Già a tre anni compiuti – nel 1989 – le giornate del piccolo Aaron Swartz sono più intense, e impegnative, di quelle di un adulto medio.
Dopo aver imparato a leggere, ha iniziato a giocare e, poi, a scrivere al computer. Poco dopo, ha imparato a capire il codice, e programmare. All’età delle scuole elementari è già in grado di elaborare piccoli programmi.
Al di là della sua spiccata intelligenza, l’Aaron-bambino ha un grandissimo vantaggio iniziale rispetto a molti suoi coetanei: non è soltanto un ragazzino particolarmente vivace e curioso – grazie anche all’ottimo rapporto con i due fratelli – ma può utilizzare, nel suo ambiente domestico, diversi computer e strumenti informatici moderni e potenti, dato il lavoro del padre, consulente informatico e sviluppatore di software.

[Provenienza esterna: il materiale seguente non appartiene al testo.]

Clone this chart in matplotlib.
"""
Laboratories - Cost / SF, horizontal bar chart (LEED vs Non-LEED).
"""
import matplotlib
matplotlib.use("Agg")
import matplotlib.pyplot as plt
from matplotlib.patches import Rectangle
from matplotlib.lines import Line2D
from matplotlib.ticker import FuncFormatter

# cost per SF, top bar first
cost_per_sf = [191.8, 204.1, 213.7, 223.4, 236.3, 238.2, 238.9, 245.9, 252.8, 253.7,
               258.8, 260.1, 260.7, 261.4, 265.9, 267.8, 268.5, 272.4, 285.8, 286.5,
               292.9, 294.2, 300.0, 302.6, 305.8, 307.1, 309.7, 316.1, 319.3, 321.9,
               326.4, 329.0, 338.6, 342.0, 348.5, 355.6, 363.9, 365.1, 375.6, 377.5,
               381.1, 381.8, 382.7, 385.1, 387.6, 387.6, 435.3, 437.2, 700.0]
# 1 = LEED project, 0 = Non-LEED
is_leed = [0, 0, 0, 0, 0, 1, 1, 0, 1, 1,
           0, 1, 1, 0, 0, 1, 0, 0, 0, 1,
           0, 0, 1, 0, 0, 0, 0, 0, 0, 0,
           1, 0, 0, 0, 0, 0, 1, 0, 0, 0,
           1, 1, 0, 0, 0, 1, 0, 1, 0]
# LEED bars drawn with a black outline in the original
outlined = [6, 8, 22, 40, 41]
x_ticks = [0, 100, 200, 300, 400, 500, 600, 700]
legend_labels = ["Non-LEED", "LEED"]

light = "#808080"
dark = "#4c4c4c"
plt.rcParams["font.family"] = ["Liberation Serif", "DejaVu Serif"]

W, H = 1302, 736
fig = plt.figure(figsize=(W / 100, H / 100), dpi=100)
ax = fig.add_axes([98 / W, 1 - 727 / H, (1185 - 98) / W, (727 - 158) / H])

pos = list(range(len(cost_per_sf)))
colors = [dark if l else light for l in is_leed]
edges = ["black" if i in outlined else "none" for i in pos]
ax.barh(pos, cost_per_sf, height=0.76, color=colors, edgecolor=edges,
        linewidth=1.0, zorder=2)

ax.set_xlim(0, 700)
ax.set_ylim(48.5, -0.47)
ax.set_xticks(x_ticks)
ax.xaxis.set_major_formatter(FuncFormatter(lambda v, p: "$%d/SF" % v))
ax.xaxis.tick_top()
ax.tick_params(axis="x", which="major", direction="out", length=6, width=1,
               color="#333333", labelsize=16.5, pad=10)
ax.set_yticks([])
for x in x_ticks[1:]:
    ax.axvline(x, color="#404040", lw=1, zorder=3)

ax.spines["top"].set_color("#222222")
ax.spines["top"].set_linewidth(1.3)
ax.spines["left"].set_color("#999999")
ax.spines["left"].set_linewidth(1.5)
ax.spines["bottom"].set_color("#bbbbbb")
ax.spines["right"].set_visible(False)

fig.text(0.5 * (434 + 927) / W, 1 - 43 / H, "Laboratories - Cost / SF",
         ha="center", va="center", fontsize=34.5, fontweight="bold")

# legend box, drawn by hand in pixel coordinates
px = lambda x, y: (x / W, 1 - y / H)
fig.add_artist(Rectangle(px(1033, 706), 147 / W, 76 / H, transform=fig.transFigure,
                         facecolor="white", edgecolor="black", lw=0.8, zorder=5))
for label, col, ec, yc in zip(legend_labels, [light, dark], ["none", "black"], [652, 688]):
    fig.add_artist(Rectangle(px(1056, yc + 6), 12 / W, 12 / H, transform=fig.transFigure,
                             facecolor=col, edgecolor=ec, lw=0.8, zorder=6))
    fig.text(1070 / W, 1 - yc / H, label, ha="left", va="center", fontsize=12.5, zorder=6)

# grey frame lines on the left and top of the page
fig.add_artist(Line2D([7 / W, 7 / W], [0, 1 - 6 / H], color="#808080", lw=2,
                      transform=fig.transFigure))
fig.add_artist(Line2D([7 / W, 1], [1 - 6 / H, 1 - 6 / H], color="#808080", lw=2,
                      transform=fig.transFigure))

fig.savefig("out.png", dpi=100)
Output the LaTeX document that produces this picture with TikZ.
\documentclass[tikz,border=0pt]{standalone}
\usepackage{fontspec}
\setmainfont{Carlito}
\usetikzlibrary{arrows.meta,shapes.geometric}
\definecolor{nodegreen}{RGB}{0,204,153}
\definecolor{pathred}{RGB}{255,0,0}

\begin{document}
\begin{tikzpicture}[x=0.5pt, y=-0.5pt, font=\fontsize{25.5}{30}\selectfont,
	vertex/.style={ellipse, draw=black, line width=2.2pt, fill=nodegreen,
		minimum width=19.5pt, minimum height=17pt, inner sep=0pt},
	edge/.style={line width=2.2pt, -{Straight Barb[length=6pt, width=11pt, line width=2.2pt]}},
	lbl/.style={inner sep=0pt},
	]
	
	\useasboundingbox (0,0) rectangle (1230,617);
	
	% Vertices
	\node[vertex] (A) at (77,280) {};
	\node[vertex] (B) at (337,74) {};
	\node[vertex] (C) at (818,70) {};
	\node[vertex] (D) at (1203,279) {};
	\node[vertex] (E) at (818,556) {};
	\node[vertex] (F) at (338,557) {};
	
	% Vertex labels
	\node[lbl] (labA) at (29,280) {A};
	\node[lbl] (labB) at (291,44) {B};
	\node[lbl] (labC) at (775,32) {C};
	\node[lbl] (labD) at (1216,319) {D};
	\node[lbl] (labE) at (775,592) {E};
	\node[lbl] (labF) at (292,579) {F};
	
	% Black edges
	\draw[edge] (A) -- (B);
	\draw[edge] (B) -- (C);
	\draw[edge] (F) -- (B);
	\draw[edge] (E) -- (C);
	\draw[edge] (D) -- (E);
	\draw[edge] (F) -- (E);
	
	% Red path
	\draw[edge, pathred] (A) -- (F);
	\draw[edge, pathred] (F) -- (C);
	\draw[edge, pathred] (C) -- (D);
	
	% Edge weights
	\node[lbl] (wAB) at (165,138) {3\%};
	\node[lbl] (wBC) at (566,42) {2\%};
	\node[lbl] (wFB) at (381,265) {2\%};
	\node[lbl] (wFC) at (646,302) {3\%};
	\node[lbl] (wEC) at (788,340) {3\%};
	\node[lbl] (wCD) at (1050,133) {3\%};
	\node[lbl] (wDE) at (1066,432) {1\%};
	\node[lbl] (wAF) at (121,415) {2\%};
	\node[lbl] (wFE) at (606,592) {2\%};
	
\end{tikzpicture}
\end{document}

Ha accesso senza problemi e senza limiti allo stato dell’arte delle tecnologie esistenti in un momento critico: l’espansione del web e la sua trasformazione in rete commerciale.
Per di più, può utilizzare computer Apple: l’interfaccia grafica di quel sistema operativo si presenta particolarmente adatta ai bambini, e gli permette di incanalare al meglio tutta la sua creatività e di rendere concrete le sue innumerevoli idee, in maniera semplice e intuitiva.
Nelle foto e video di famiglia, Aaron non sta mai fermo, né si mette in posa. Sta costruendo qualcosa. O sfreccia per la casa su uno skateboard improvvisato per, poi, rovinare tra le tende della cucina. O, ancora, è davanti allo schermo di un computer, dove muove un mouse, digita codice o gioca.
Deve, in ogni momento, fare qualcosa. Con un dinamismo che ha dell’incredibile.
La sua casa diventa, ben presto, anche la sua scuola e il suo “luogo di lavoro”: i tentativi dei genitori di orientarlo verso un percorso educativo tradizionale si dimostrano, fin dalla sua tenera età, molto difficoltosi.
Un simile rapporto conflittuale con l’ambiente scolastico, e le sue istituzioni, sarà una costante di tutta la vita di Aaron: dalle scuole elementari al college sino, poi, all’università.